A FORMER shopkeeper has been stripped of her licence to sell alcohol after she served booze to a 15-year-old girl.
The youngster, who was part of an undercover sting operation by Trading Standards, bought four cans of lager at Newsline, in Millfield, Sunderland.
At Sunderland Magistrates’ Court, Sunderland City Council solicitor Jim Wotherspoon said Juliette Muca failed to ask the girl for ID when she came into the family-run shop in St Mark’s Road on October 10, 2010.
But the 30-year-old, who was the off-licence’s designated premises supervisor, claimed her mother Elspeth Lockley sold the alcohol.
Muca, of Victoria Place, was found guilty after a trial of an offence under the Licensing Act.
Consumer protection officer Linda Hodgson carried out the operation, along with Adrian Foster from Trading Standards and an undercover police officer.
She followed the two teenagers into the shop and saw the sale.
Ms Hodgson said she was “100 per cent” sure that the women serving was Muca.
The youngsters left after paying for the alcohol, followed by Ms Hodgson.
She came back into the store to point out Muca to the police officer and Mr Foster.
Mr Foster showed Muca photos of the two test purchase volunteers and told her he would be in touch.
But two letters inviting her to attend an interview under caution went unanswered, which she blamed on problems with her post.
Muca, who represented herself in court, said she routinely asked anyone who looked under 30 for ID.
“I’m not from Sunderland and I notice that people tend to look a bit older than I am used to.

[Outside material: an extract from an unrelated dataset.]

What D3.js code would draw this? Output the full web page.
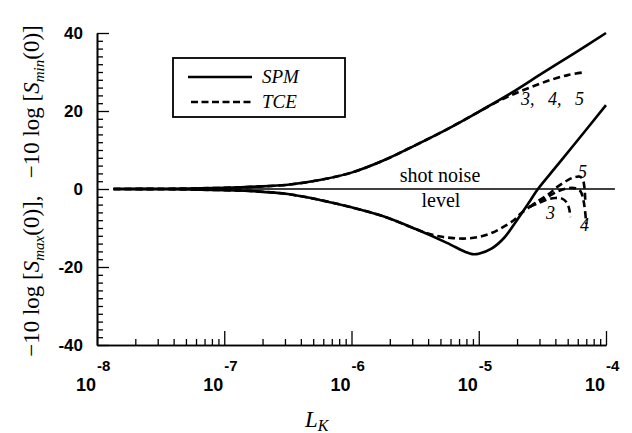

I look at it as a case that I don’t know how old these people are,” she said.
On that afternoon she served a student she knew was over 18, who looked like one of the test purchase volunteers, which confused her when photographs of them were produced, she said.
Muca then went upstairs to the family home, when her mother served the two teenagers.
It wasn’t until a year later when Miss Lockley spotted a copy of the photograph sent to her daughter that she realised what had happened, she said.
But District Judge Roger Elsey dismissed her claims, saying: “There is a significant difference in appearance between Miss Lockley and her daughter, the defendant.
“They are obviously different generations and Miss Lockley is clearly very much older than the defendant.”
He added: “Having considered the evidence, I have came to the conclusion that Miss Lockley’s concern for her daughter has allowed her to persuade herself that she conducted the transaction.”
The judge ordered Muca to pay £200 towards court costs, a £200 fine and £15 victim surcharge.
He suspended her personal licence to sell alcohol for three months.
Muca told the court she no longer worked at Newsline.